BMW upbeat on riding out US tariff chaos
BMW upbeat on riding out US tariff chaos

The Sun

time07-05-2025

  • Automotive
  • The Sun

BMW upbeat on riding out US tariff chaos

FRANKFURT: German premium carmaker BMW said Wednesday that it expected to largely ride out the impact of US tariffs over the coming year, and that it hoped to soften their impact.
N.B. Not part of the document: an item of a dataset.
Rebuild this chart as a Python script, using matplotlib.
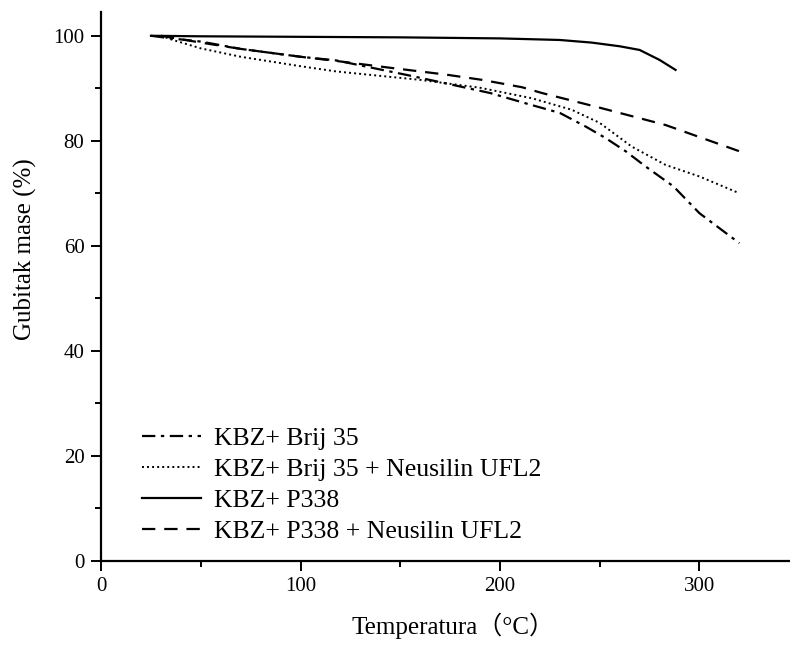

CEO Oliver Zipse told reporters on a call that BMW was lobbying hard for free trade and expected some success thanks to its worldwide footprint. 'We are advocating this at various political levels in our markets,' he said. 'People listen to us attentively and our arguments are well received.' Zipse added that he expected tariffs imposed by US President Donald Trump on Canada and Mexico to eventually be rolled back. 'We assume that the North American free trade zone will be restored because these countries are far too interdependent,' he said. 'The costs for everyone are far too large.' Trump has threatened and imposed a range of tariffs in a bid to boost American manufacturing, including a 25 percent levy on many car imports in effect since April. But he has also proven flexible, pausing previously-announced punitive tariffs and adding some carveouts to the car duties. BMW has its largest site in South Carolina in the United States and the plant last year exported vehicles worth over $10 billion (8.8 billion euros). The company stuck with its guidance for the year and expects earnings before taxes (EBT) for 2025 to be level with that of 2024, driven by demand for its pricier motors. In a statement, BMW said it expects 'some of the tariff increases to be temporary, with reductions from July 2025.' BMW's guidance only takes into account tariffs in effect up to March 12. About half of its US sales are imports from Europe, Mexico and South Africa. For the first quarter, BMW reported net profit of 2.17 billion euros and earnings before taxes of 3.11 billion euros. EBT beat expectations of 2.85 billion euros forecast in a company poll of analysts. Those figures nevertheless fell by about 25 percent on the previous year, with BMW struggling in key market China in the face of local rivals such as BYD. BMW also took a hit in the 'low three-digit million euro range' in the first quarter as a result of tariffs imposed on Chinese electric vehicles by the EU in October, it said. The company makes electric cars under its Mini brand in the country. The company's shares were up 3.5 percent in Frankfurt after the results were released.